Research since the 1940s has also shown how our selection of and reaction to certain colors is an indication of ongoing concerns, feelings, and issues in our lives. Clues to our motivations and emotions can be discerned via our preferences for energy patterns represented by specific color frequencies. Sometimes our feelings and motivating patterns lie just outside our day-to-day awareness. Or, we may have some inkling of their role in our life, but we prefer to avoid understanding or acting upon their significance. 

Our color selections provide an objective degree of insight. Color preferences can help unlock these partially hidden or avoided patterns and desires. When these factor are better understood our life story can take on new meaning and direction.

My preferred approach is the use of the full-length, complete version of the Lüscher Color Test, a well-researched and respected assessment method used throughout the world. I have studied the Lüscher Color Test with Dr. Andreas Edelmann.

Our Personality Preferences

The aspect of our being we commonly refer to as our ego-consciousness has certain preferred ways of operating and dealing with the world. Carl Jung, the Swiss psychiatrist, identified eight possible “psychological types,” and in our conscious approach to life we are each some combination of these. We all rely on a preferred and a secondary combination of “attitude” and “function,” while relying less on other personality type combinations which seem less natural and less developed.

Understanding our unique mix of personality type variables can provide a useful lens through which to view and understanding of our life story. As Jungian analyst John Beebe has noted, knowing our type helps in identifying what might be limiting us and what might assist in our growth and development.

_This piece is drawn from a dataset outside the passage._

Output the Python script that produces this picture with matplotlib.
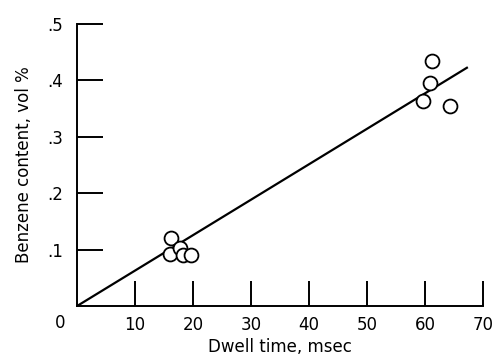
import matplotlib
matplotlib.use("Agg")
import matplotlib.pyplot as plt
import numpy as np

# data
dwell_time = [16.2, 16.0, 17.7, 18.2, 19.7, 61.1, 60.8, 59.7, 64.3]
benzene = [0.120, 0.093, 0.102, 0.090, 0.090, 0.435, 0.396, 0.364, 0.355]
fit_x = [0, 67.2]
fit_y = [0, 0.4225]
x_ticks = [10, 20, 30, 40, 50, 60, 70]
y_ticks = [0.1, 0.2, 0.3, 0.4, 0.5]
y_tick_labels = [".1", ".2", ".3", ".4", ".5"]

plt.rcParams['font.family'] = ['Liberation Sans Narrow', 'DejaVu Sans']
plt.rcParams['font.size'] = 12

fig = plt.figure(figsize=(4.94, 3.59), dpi=100)
ax = fig.add_axes([0.156, 0.1476, 0.822, 0.7854])

ax.plot(fit_x, fit_y, color='black', lw=1.6)
ax.plot(dwell_time, benzene, 'o', ms=10, mfc='white', mec='black', mew=1.3,
        linestyle='none')

ax.set_xlim(0, 70)
ax.set_ylim(0, 0.5)
ax.spines['top'].set_visible(False)
ax.spines['right'].set_visible(False)
ax.spines['left'].set_linewidth(1.4)
ax.spines['bottom'].set_linewidth(1.4)

ax.set_xticks(x_ticks)
ax.set_xticklabels([str(v) for v in x_ticks])
ax.set_yticks(y_ticks)
ax.set_yticklabels(y_tick_labels)
ax.tick_params(axis='x', direction='in', length=18, width=1.4, pad=7)
ax.tick_params(axis='y', direction='in', length=19, width=1.4, pad=10)
ax.text(-2.0, -0.03, "0", ha='right', va='center')

ax.set_xlabel("Dwell time, msec", labelpad=3)
ax.set_ylabel("Benzene content, vol %", labelpad=10)

fig.savefig("out.png", dpi=100)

As we move into midlife and beyond it is common to feel frustration, distress, and unease. As Murray Stein has said, “At midlife the psyche explodes…and reforms the landscapes of our psychological lives.” Knowing our past and present psychological preferences and how they may evolve as we age helps guide our life story and gives us renewed permission to be kind with ourselves as we experiment – and perhaps sometimes fail – with new ways of creating meaning.

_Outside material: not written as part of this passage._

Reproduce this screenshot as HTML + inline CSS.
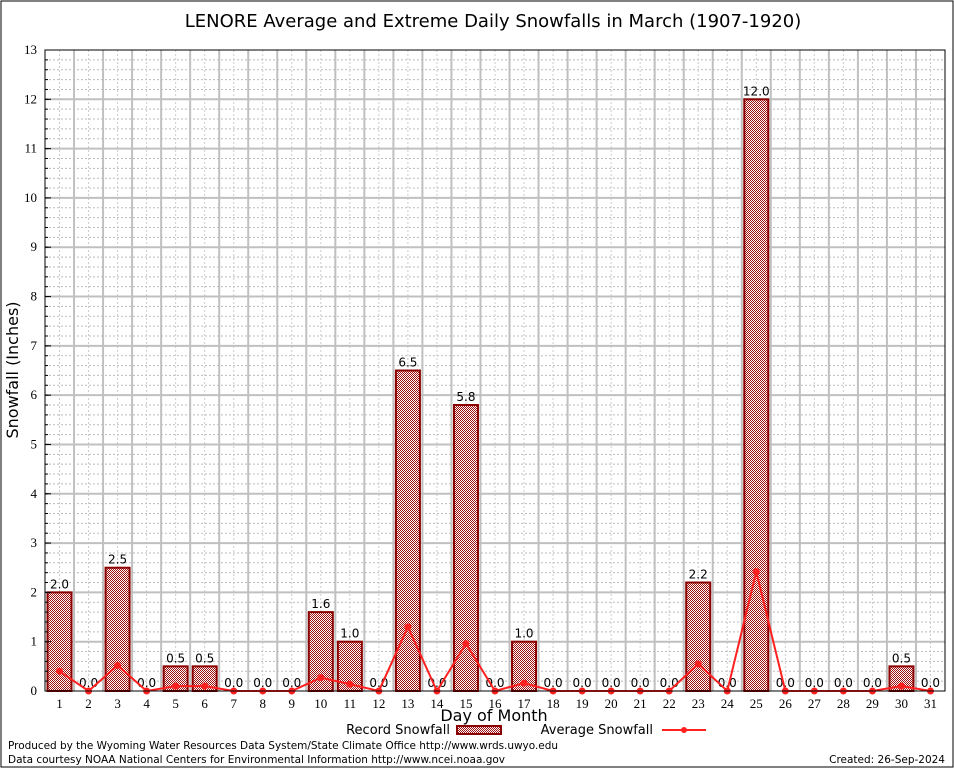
<!DOCTYPE html>
<html><head><meta charset="utf-8"><style>
body{margin:0;background:#fff}
svg text{font-family:"DejaVu Sans","Liberation Sans",sans-serif}
svg text.serif{font-family:"Liberation Serif",serif}
</style></head><body>
<svg id="c" width="954" height="768" xmlns="http://www.w3.org/2000/svg">
<defs>
<pattern id="chk" width="2" height="2" patternUnits="userSpaceOnUse">
<rect width="2" height="2" fill="#fff"/><rect width="1" height="1" fill="#a01010"/><rect x="1" y="1" width="1" height="1" fill="#a01010"/>
</pattern>
</defs>
<rect x="1" y="1" width="952" height="766" fill="#fff" stroke="#000"/>
<text x="493" y="27" font-size="18" text-anchor="middle">LENORE Average and Extreme Daily Snowfalls in March (1907-1920)</text>
<g id="grid"></g>
<g id="bars"></g>
<g id="line"></g>
<rect x="45" y="50" width="900" height="641" fill="none" stroke="#000"/>
<g id="axes"></g>
<text x="18" y="370" font-size="16" text-anchor="middle" transform="rotate(-90 18 370)">Snowfall (Inches)</text>
<text x="494" y="721" font-size="16" text-anchor="middle">Day of Month</text>
<g>
<text x="450" y="734" font-size="13" text-anchor="end">Record Snowfall</text>
<rect x="457" y="726" width="44" height="8" fill="url(#chk)" stroke="#8b0000" stroke-width="2"/>
</g>
<g>
<text x="653" y="734" font-size="13" text-anchor="end">Average Snowfall</text>
<line x1="662" y1="730" x2="706" y2="730" stroke="#ff2020" stroke-width="2"/>
<circle cx="684" cy="730" r="3" fill="#ff2020"/>
</g>
<text x="8" y="749" font-size="10.5" textLength="550">Produced by the Wyoming Water Resources Data System/State Climate Office http://www.wrds.uwyo.edu</text>
<text x="8" y="763" font-size="10.5" textLength="497">Data courtesy NOAA National Centers for Environmental Information http://www.ncei.noaa.gov</text>
<text x="945" y="763" font-size="10.5" text-anchor="end">Created:  26-Sep-2024</text>
</svg>
<script>
const days=[1,2,3,4,5,6,7,8,9,10,11,12,13,14,15,16,17,18,19,20,21,22,23,24,25,26,27,28,29,30,31];
const recordSnow=[2.0,0,2.5,0,0.5,0.5,0,0,0,1.6,1.0,0,6.5,0,5.8,0,1.0,0,0,0,0,0,2.2,0,12.0,0,0,0,0,0.5,0];
const avgSnow=[0.4,0,0.52,0,0.1,0.1,0,0,0,0.27,0.14,0,1.3,0,0.96,0,0.16,0,0,0,0,0,0.55,0,2.42,0,0,0,0,0.1,0];
const yTicks=[0,1,2,3,4,5,6,7,8,9,10,11,12,13];
const NS="http://www.w3.org/2000/svg";
const X0=45,X1=945,Y0=691,Y1=50,YMAX=13;
const slot=(X1-X0)/days.length;
const xc=d=>X0+(d-0.5)*slot;
const y=v=>Y0-(v/YMAX)*(Y0-Y1);
function mk(t,a,p){const e=document.createElementNS(NS,t);for(const k in a)e.setAttribute(k,a[k]);p.appendChild(e);return e;}
const G=document.getElementById('grid'),B=document.getElementById('bars'),L=document.getElementById('line'),A=document.getElementById('axes');
for(let v=0.2;v<YMAX;v+=0.2){if(Math.abs(v-Math.round(v))<0.01)continue;
 mk('line',{x1:X0,x2:X1,y1:y(v),y2:y(v),stroke:'#bbb','stroke-width':1,'stroke-dasharray':'2,2'},G);}
days.forEach(d=>{mk('line',{x1:xc(d),x2:xc(d),y1:Y1,y2:Y0,stroke:'#ccc','stroke-width':1,'stroke-dasharray':'2,2'},G);});
for(let i=1;i<days.length;i++){const x=X0+i*slot;mk('line',{x1:x,x2:x,y1:Y1,y2:Y0,stroke:'#c0c0c0','stroke-width':2},G);}
yTicks.forEach(v=>{if(v>0&&v<YMAX)mk('line',{x1:X0,x2:X1,y1:y(v),y2:y(v),stroke:'#c0c0c0','stroke-width':2},G);
 const t=mk('text',{x:X0-8,y:y(v)+4,'font-size':13,'text-anchor':'end','class':'serif'},A);t.textContent=v;
 
 
 mk('line',{x1:X0,x2:X0+6,y1:y(v),y2:y(v),stroke:'#000'},A);});
for(let v=0.2;v<YMAX;v+=0.2)mk('line',{x1:X0,x2:X0+3,y1:y(v),y2:y(v),stroke:'#000'},A);
days.forEach((d,i)=>{
 const t=mk('text',{x:xc(d),y:Y0+17,'font-size':13,'text-anchor':'middle','class':'serif'},A);t.textContent=d;
 
 
 const v=recordSnow[i];
 if(v>0){const r=mk('rect',{x:xc(d)-12,y:y(v),width:24,height:Y0-y(v),fill:'url(#chk)',stroke:'#8b0000','stroke-width':2},B);
  
  }
 const lb=mk('text',{x:xc(d),y:y(v)-4,'font-size':12,'text-anchor':'middle'},B);lb.textContent=v.toFixed(1);
 
 
});
const pl=mk('polyline',{points:days.map((d,i)=>xc(d)+','+y(avgSnow[i])).join(' '),fill:'none',stroke:'#ff2020','stroke-width':2},L);


days.forEach((d,i)=>{const c=mk('circle',{cx:xc(d),cy:y(avgSnow[i]),r:3.5,fill:'#ff2020'},L);
 
 });
</script>
</body></html>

Some people are familiar with the Myers-Briggs Type Indicator (MBTI), an assessment tool that aids in the application of Jung’s personality type preferences. Even those that have taken the MBTI are often unfamiliar with the full-length version and the depth of insight it offers. I prefer to use the recently revised Global Step II version of the MBTI, which offers greatly expanded insights into twenty personality preference and sub-preference areas. I am a certified Myers-Briggs Type Indicator consultant.